§ AVAILABLE DATA:

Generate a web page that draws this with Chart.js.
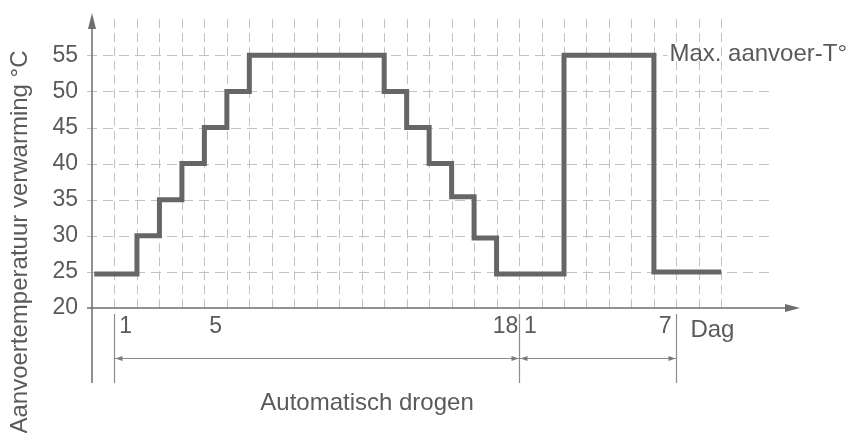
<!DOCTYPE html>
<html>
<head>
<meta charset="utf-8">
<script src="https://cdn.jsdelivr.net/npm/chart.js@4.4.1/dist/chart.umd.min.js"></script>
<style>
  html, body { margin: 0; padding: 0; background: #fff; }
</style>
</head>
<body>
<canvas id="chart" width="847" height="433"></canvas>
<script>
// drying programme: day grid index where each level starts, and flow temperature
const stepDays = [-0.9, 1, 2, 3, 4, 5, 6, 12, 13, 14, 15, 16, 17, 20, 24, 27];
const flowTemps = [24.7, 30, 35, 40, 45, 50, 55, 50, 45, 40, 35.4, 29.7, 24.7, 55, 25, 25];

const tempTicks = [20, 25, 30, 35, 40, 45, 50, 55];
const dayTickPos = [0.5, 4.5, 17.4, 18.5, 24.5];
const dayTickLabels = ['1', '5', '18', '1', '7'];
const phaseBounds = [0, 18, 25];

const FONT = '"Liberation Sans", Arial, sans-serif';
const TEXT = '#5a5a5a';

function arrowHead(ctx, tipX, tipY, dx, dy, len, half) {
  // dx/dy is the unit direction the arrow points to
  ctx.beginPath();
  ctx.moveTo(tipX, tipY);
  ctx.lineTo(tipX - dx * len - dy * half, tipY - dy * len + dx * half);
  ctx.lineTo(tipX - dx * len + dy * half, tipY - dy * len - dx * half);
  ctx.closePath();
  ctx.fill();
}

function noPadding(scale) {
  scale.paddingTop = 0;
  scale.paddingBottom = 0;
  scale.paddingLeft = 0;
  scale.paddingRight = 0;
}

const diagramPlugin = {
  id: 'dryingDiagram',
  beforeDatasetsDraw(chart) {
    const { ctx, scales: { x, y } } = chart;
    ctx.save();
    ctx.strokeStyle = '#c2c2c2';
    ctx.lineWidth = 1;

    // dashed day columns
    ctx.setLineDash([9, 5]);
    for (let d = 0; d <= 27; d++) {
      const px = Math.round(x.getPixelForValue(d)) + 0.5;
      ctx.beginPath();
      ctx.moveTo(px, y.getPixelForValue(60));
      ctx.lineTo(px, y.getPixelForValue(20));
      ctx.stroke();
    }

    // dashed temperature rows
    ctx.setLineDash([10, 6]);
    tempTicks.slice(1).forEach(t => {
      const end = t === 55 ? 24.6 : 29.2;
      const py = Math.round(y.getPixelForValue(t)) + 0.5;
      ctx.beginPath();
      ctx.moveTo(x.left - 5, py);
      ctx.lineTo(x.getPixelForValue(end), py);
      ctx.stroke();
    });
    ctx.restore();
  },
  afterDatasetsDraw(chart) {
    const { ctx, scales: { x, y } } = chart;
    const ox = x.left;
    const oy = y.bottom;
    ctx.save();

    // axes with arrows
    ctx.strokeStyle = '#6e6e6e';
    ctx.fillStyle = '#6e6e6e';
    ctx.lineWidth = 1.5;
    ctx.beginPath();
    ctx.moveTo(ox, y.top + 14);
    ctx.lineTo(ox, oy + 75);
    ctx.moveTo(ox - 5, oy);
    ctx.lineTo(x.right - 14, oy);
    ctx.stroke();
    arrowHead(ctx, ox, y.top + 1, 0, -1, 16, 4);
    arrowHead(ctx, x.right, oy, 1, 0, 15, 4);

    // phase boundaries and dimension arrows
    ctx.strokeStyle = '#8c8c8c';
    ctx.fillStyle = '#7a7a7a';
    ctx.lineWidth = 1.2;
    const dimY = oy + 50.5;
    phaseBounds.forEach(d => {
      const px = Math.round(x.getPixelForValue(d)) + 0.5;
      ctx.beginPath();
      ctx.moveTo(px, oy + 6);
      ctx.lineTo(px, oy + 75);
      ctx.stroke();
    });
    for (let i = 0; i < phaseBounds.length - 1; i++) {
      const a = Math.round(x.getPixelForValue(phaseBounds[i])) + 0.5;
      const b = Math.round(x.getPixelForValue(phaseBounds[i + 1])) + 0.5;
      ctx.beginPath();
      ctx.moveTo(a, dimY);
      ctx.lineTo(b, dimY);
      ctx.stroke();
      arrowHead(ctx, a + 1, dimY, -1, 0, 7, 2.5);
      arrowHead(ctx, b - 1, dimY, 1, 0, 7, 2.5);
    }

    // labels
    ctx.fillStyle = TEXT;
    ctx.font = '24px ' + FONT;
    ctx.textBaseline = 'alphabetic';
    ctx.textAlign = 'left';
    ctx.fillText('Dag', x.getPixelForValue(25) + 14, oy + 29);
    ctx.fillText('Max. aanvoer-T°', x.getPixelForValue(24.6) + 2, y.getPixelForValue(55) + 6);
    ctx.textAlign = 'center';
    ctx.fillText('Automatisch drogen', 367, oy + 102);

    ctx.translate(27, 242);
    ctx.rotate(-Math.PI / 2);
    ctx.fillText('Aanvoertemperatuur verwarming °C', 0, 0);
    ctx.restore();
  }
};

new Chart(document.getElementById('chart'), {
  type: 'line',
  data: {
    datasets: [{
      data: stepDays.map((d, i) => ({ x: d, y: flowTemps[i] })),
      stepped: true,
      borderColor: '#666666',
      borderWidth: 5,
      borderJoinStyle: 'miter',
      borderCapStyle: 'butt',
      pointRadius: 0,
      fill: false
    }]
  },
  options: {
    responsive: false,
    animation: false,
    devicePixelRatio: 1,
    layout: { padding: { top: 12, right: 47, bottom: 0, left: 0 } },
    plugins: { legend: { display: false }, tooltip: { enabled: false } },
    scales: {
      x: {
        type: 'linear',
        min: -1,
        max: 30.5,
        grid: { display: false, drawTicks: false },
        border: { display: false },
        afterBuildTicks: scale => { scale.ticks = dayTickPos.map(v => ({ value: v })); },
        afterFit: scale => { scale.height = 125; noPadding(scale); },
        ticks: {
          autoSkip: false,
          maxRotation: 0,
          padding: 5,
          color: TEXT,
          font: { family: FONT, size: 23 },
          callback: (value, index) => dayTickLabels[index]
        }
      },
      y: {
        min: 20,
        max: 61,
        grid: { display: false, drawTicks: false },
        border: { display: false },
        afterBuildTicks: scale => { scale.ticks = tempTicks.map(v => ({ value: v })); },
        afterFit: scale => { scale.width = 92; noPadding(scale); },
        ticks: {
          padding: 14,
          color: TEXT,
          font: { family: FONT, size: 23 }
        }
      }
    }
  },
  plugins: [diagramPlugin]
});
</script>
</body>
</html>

§ SHORT EXERCISE: The listing above needs to be output again exactly. Don't include the pictures.

§ FULL ANSWER:
Generate a web page that draws this with Chart.js.
<!DOCTYPE html>
<html>
<head>
<meta charset="utf-8">
<script src="https://cdn.jsdelivr.net/npm/chart.js@4.4.1/dist/chart.umd.min.js"></script>
<style>
  html, body { margin: 0; padding: 0; background: #fff; }
</style>
</head>
<body>
<canvas id="chart" width="847" height="433"></canvas>
<script>
// drying programme: day grid index where each level starts, and flow temperature
const stepDays = [-0.9, 1, 2, 3, 4, 5, 6, 12, 13, 14, 15, 16, 17, 20, 24, 27];
const flowTemps = [24.7, 30, 35, 40, 45, 50, 55, 50, 45, 40, 35.4, 29.7, 24.7, 55, 25, 25];

const tempTicks = [20, 25, 30, 35, 40, 45, 50, 55];
const dayTickPos = [0.5, 4.5, 17.4, 18.5, 24.5];
const dayTickLabels = ['1', '5', '18', '1', '7'];
const phaseBounds = [0, 18, 25];

const FONT = '"Liberation Sans", Arial, sans-serif';
const TEXT = '#5a5a5a';

function arrowHead(ctx, tipX, tipY, dx, dy, len, half) {
  // dx/dy is the unit direction the arrow points to
  ctx.beginPath();
  ctx.moveTo(tipX, tipY);
  ctx.lineTo(tipX - dx * len - dy * half, tipY - dy * len + dx * half);
  ctx.lineTo(tipX - dx * len + dy * half, tipY - dy * len - dx * half);
  ctx.closePath();
  ctx.fill();
}

function noPadding(scale) {
  scale.paddingTop = 0;
  scale.paddingBottom = 0;
  scale.paddingLeft = 0;
  scale.paddingRight = 0;
}

const diagramPlugin = {
  id: 'dryingDiagram',
  beforeDatasetsDraw(chart) {
    const { ctx, scales: { x, y } } = chart;
    ctx.save();
    ctx.strokeStyle = '#c2c2c2';
    ctx.lineWidth = 1;

    // dashed day columns
    ctx.setLineDash([9, 5]);
    for (let d = 0; d <= 27; d++) {
      const px = Math.round(x.getPixelForValue(d)) + 0.5;
      ctx.beginPath();
      ctx.moveTo(px, y.getPixelForValue(60));
      ctx.lineTo(px, y.getPixelForValue(20));
      ctx.stroke();
    }

    // dashed temperature rows
    ctx.setLineDash([10, 6]);
    tempTicks.slice(1).forEach(t => {
      const end = t === 55 ? 24.6 : 29.2;
      const py = Math.round(y.getPixelForValue(t)) + 0.5;
      ctx.beginPath();
      ctx.moveTo(x.left - 5, py);
      ctx.lineTo(x.getPixelForValue(end), py);
      ctx.stroke();
    });
    ctx.restore();
  },
  afterDatasetsDraw(chart) {
    const { ctx, scales: { x, y } } = chart;
    const ox = x.left;
    const oy = y.bottom;
    ctx.save();

    // axes with arrows
    ctx.strokeStyle = '#6e6e6e';
    ctx.fillStyle = '#6e6e6e';
    ctx.lineWidth = 1.5;
    ctx.beginPath();
    ctx.moveTo(ox, y.top + 14);
    ctx.lineTo(ox, oy + 75);
    ctx.moveTo(ox - 5, oy);
    ctx.lineTo(x.right - 14, oy);
    ctx.stroke();
    arrowHead(ctx, ox, y.top + 1, 0, -1, 16, 4);
    arrowHead(ctx, x.right, oy, 1, 0, 15, 4);

    // phase boundaries and dimension arrows
    ctx.strokeStyle = '#8c8c8c';
    ctx.fillStyle = '#7a7a7a';
    ctx.lineWidth = 1.2;
    const dimY = oy + 50.5;
    phaseBounds.forEach(d => {
      const px = Math.round(x.getPixelForValue(d)) + 0.5;
      ctx.beginPath();
      ctx.moveTo(px, oy + 6);
      ctx.lineTo(px, oy + 75);
      ctx.stroke();
    });
    for (let i = 0; i < phaseBounds.length - 1; i++) {
      const a = Math.round(x.getPixelForValue(phaseBounds[i])) + 0.5;
      const b = Math.round(x.getPixelForValue(phaseBounds[i + 1])) + 0.5;
      ctx.beginPath();
      ctx.moveTo(a, dimY);
      ctx.lineTo(b, dimY);
      ctx.stroke();
      arrowHead(ctx, a + 1, dimY, -1, 0, 7, 2.5);
      arrowHead(ctx, b - 1, dimY, 1, 0, 7, 2.5);
    }

    // labels
    ctx.fillStyle = TEXT;
    ctx.font = '24px ' + FONT;
    ctx.textBaseline = 'alphabetic';
    ctx.textAlign = 'left';
    ctx.fillText('Dag', x.getPixelForValue(25) + 14, oy + 29);
    ctx.fillText('Max. aanvoer-T°', x.getPixelForValue(24.6) + 2, y.getPixelForValue(55) + 6);
    ctx.textAlign = 'center';
    ctx.fillText('Automatisch drogen', 367, oy + 102);

    ctx.translate(27, 242);
    ctx.rotate(-Math.PI / 2);
    ctx.fillText('Aanvoertemperatuur verwarming °C', 0, 0);
    ctx.restore();
  }
};

new Chart(document.getElementById('chart'), {
  type: 'line',
  data: {
    datasets: [{
      data: stepDays.map((d, i) => ({ x: d, y: flowTemps[i] })),
      stepped: true,
      borderColor: '#666666',
      borderWidth: 5,
      borderJoinStyle: 'miter',
      borderCapStyle: 'butt',
      pointRadius: 0,
      fill: false
    }]
  },
  options: {
    responsive: false,
    animation: false,
    devicePixelRatio: 1,
    layout: { padding: { top: 12, right: 47, bottom: 0, left: 0 } },
    plugins: { legend: { display: false }, tooltip: { enabled: false } },
    scales: {
      x: {
        type: 'linear',
        min: -1,
        max: 30.5,
        grid: { display: false, drawTicks: false },
        border: { display: false },
        afterBuildTicks: scale => { scale.ticks = dayTickPos.map(v => ({ value: v })); },
        afterFit: scale => { scale.height = 125; noPadding(scale); },
        ticks: {
          autoSkip: false,
          maxRotation: 0,
          padding: 5,
          color: TEXT,
          font: { family: FONT, size: 23 },
          callback: (value, index) => dayTickLabels[index]
        }
      },
      y: {
        min: 20,
        max: 61,
        grid: { display: false, drawTicks: false },
        border: { display: false },
        afterBuildTicks: scale => { scale.ticks = tempTicks.map(v => ({ value: v })); },
        afterFit: scale => { scale.width = 92; noPadding(scale); },
        ticks: {
          padding: 14,
          color: TEXT,
          font: { family: FONT, size: 23 }
        }
      }
    }
  },
  plugins: [diagramPlugin]
});
</script>
</body>
</html>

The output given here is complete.